The Speaker of Parliament, Alban Bagbin has defended Members of Parliament who were fingered in the double salary scandal.
The Speaker said the MPs cannot be blamed for the weaknesses in the system which failed to do due diligence in making the right payments into their accounts.
About 48 MPs who were ministers of state in the erstwhile Mahama administration were accused in 2018 of receiving double salaries while they were in office.
Addressing the House at the commencement of the first sitting from recess, Bagbin said the House will rather make it a priority to establish an enhanced partnership with other arms of government and relevant state institutions to avoid such occurrences.
“It is important for us to erase the perception of the public on these matters of overpayments which are wrongly being politically called double salaries. It’s a weakness of the system and all presidential committees have commented on these matters. And it is from the experience of 1993 up to date which has led to some of these unfortunate overpayments because of the movements of Members of Parliament from just and ordinarily MP to becoming a deputy minister and the movement of documentation to be able to capture it sometimes will have this overlap,” he said.
Placing a cap on borrowing
For his part, the Minority Leader Haruna Iddrisu advocated for the enactment of a law to prevent any government from borrowing more than 70% of the country’s GDP to curb excessive debt stock.

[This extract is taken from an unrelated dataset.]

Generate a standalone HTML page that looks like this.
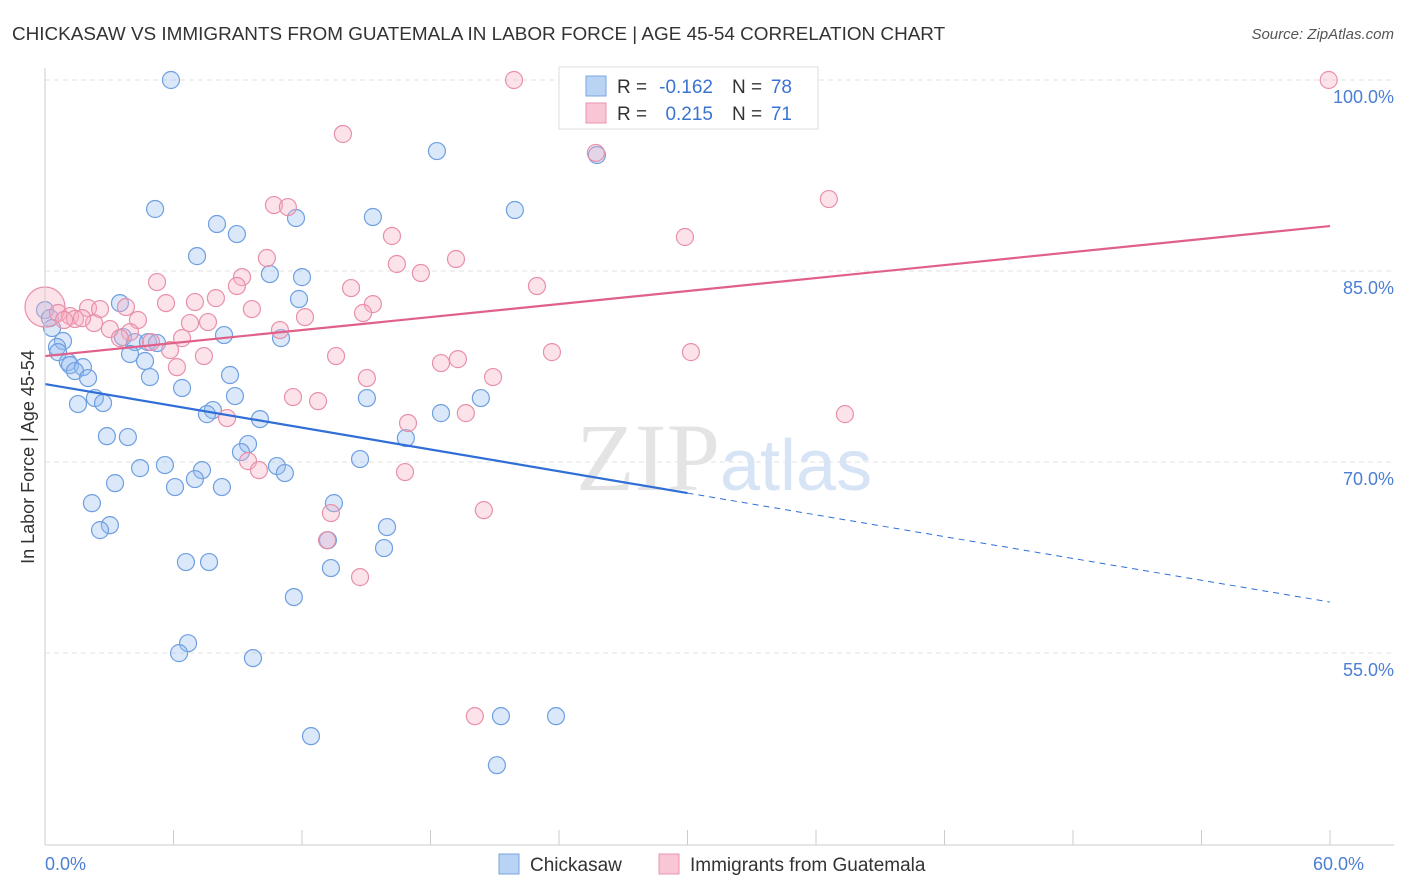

“I think that the Parliament of Ghana, we must set a rule on borrowing and I think that at no point in time should we allow any government to borrow beyond 70% of GDP. Arguably I would have even said 60-65% but, for a Parliament to generously allow governments which has a mandate of four to eight years to borrow beyond 80% of GDP, we’re a country which is torturing at the precipice of bankruptcy,” he said.
However, the Majority Leader Osei Kyei-Mensah-Bonsu said an outright restriction of a government’s ability to borrow just on the basis of crossing a 70% to GDP threshold might not be economically prudent.
“The Minority Leader raises a very important matter with respect to the borrowing powers of any particular government. Mr Speaker, I agree with him in principle that we should restrict governments from overborrowing, but for him to tell us that we can decree or make a law to say for instance that you can’t go beyond 70%, what if you borrow around 60% and you say the next government shouldn’t go beyond 70%, what’s the rationale behind that proposition?
“Perhaps, we could relate it to a percentage of the GDP to say that maybe you cannot borrow more than 5% of GDP at a particular time; let’s say a four-year period or say 6% over a four-year period. That, in my view will be much more meaningful,” he said.